Als Wildenstein im Jahr 1666 seine Schrift unter dem Titel Opusculum Equestre (Kleine Reiterschrift) im Eigenverlag herausgab, war sie als Darreichung an den Bayreuther Landesfürsten Christian Ernst gedacht. Sie sollte den Eindruck von Bescheidenheit erwecken, ebenso aber das militärische Interesse des Adressaten befriedigen. Nicht minder versuchte Wildenstein sein reiterliches Wissen auszubreiten, weshalb er Bezüge bei Reitmeistern wie Löhneysen (I/2) und Pluvinel (I/3 u. III/1) nahm: Ersterer der bedeutende Reitmeister deutscher Herkunft jener Zeit, der andere ein nicht weniger erfahrener Meister der Reitkunst und seines Zeichens Reitlehrer des französischen Königs Ludwig XIII. Diese Hintergrundcouleur dürfte dem barocken Regenten Christian Ernst gefallen haben, und dementsprechend werden die geschilderten Personen dann auch eingeführt.
Der Aufbau des Textes ist allerdings ungewöhnlich.
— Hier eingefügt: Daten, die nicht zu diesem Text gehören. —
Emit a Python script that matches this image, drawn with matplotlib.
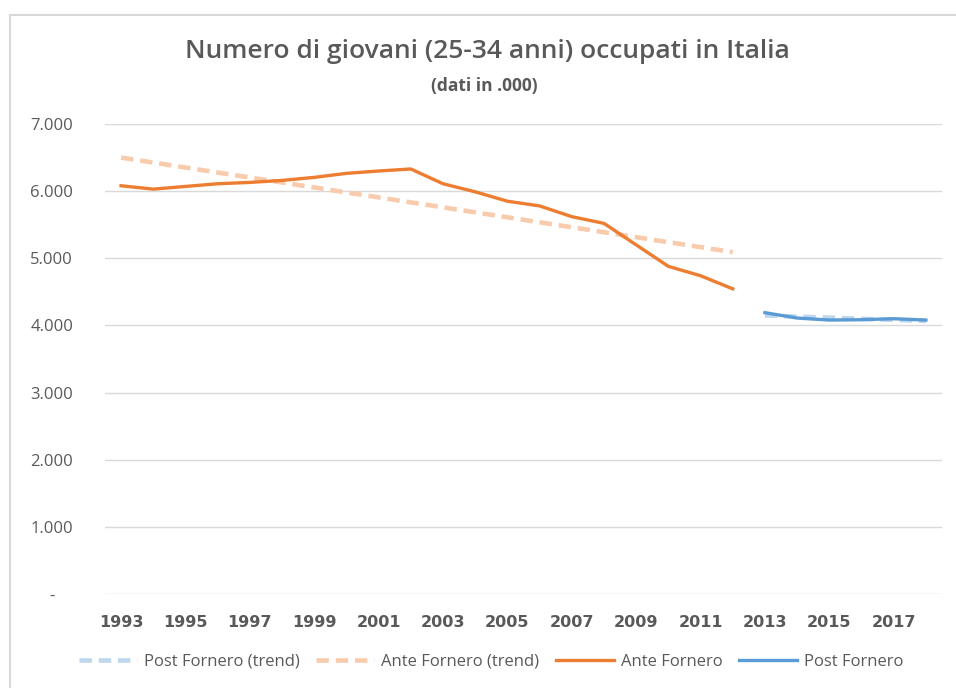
import numpy as np
import matplotlib.pyplot as plt
from matplotlib.patches import Rectangle

# --- Data (migliaia) ---
anni_ante = [1993, 1994, 1995, 1996, 1997, 1998, 1999, 2000, 2001, 2002,
             2003, 2004, 2005, 2006, 2007, 2008, 2009, 2010, 2011, 2012]
ante_fornero = [6080, 6030, 6070, 6110, 6130, 6160, 6205, 6265, 6300, 6330,
                6110, 5990, 5850, 5780, 5620, 5520, 5200, 4880, 4740, 4545]
anni_post = [2013, 2014, 2015, 2016, 2017, 2018]
post_fornero = [4190, 4110, 4080, 4085, 4100, 4080]

tick_anni = list(range(1993, 2018, 2))
y_ticks = [0, 1000, 2000, 3000, 4000, 5000, 6000, 7000]

# linear trends, as Excel computes them
ante_trend = np.polyval(np.polyfit(anni_ante, ante_fornero, 1), anni_ante)
post_trend = np.polyval(np.polyfit(anni_post, post_fornero, 1), anni_post)

ORANGE = '#ED7D31'
ORANGE_LT = '#F8CBAD'
BLUE = '#5B9BD5'
BLUE_LT = '#BDD7EE'
GREY = '#595959'

fig = plt.figure(figsize=(9.56, 6.88), dpi=100)
ax = fig.add_axes([105/956, 1 - 594/688, (942 - 105)/956, (594 - 124)/688])

# chart border
fig.patches.append(Rectangle((10/956, -0.1), 2, 1.1 - 15/688, transform=fig.transFigure,
                             fill=False, edgecolor='#D9D9D9', linewidth=1.5))

ax.plot(anni_post, post_trend, color=BLUE_LT, linewidth=3.3, linestyle=(0, (2.7, 1.5)),
        label='Post Fornero (trend)')
ax.plot(anni_ante, ante_trend, color=ORANGE_LT, linewidth=3.3, linestyle=(0, (2.7, 1.5)),
        label='Ante Fornero (trend)')
ax.plot(anni_ante, ante_fornero, color=ORANGE, linewidth=2.4, label='Ante Fornero')
ax.plot(anni_post, post_fornero, color=BLUE, linewidth=2.4, label='Post Fornero')

ax.set_xlim(1992.5, 2018.5)
ax.set_ylim(0, 7000)
ax.set_yticks(y_ticks)
ax.set_yticklabels(['-    '] + [f'{v:,}'.replace(',', '.') for v in y_ticks[1:]],
                   fontsize=12, color=GREY, family=['Open Sans', 'DejaVu Sans'])
ax.set_xticks(tick_anni)
ax.set_xticklabels([str(a) for a in tick_anni], fontsize=11.5, fontweight='bold', color=GREY)
ax.tick_params(axis='both', length=0)
ax.tick_params(axis='y', pad=23)
ax.tick_params(axis='x', pad=15)
ax.grid(axis='y', color='#D9D9D9', linewidth=1)
ax.set_axisbelow(True)
for s in ax.spines.values():
    s.set_visible(False)

fig.text(487/956, 1 - 52/688, 'Numero di giovani (25-34 anni) occupati in Italia', ha='center', va='center',
         fontsize=19, fontweight='semibold', color=GREY, family=['Open Sans', 'DejaVu Sans'])
fig.text(484/956, 1 - 86/688, '(dati in .000)', ha='center', va='center',
         fontsize=12.5, fontweight='bold', color=GREY, family=['Open Sans', 'DejaVu Sans'])

leg = fig.legend(*ax.get_legend_handles_labels(), loc='center', bbox_to_anchor=(491/956, 1 - 662/688),
                 ncol=4, frameon=False, handlelength=3.5, columnspacing=1.0, handletextpad=0.4,
                 prop={'family': ['Open Sans', 'DejaVu Sans'], 'size': 12})
for t in leg.get_texts():
    t.set_color(GREY)

plt.savefig('out.png', dpi=100)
Man fühlt sich gleichsam in die Aufführung eines Theaterstücks versetzt, in dem nur drei Figuren handeln: ein Kavalier, ein Soldat und als Hauptakteur ein Hengst. Und im Gegensatz zu anderen Reitbüchern jener Zeit, wird hier die Entwicklung von Pferd und Reiter von den Anfängen bis zur Schule über der Erde aufgezeigt. Wildenstein entwirft die Situation eines Reitunterrichts und lässt seine Charaktere darin handeln, ohne sich je direkt an den Leser zu wenden. Dieser kann sich auf die Position eines Betrachters zurückziehen und hat so Platz für eigene Gedanken. Dazu braucht es Vorstellungskraft und Fantasie. Beides lässt sich am besten mit einem schlichten Text stilisieren, der individuelle Bilder vor dem geistigen Auge des Lesers entstehen lässt. Will sagen: dem inneren Bild des Reiters.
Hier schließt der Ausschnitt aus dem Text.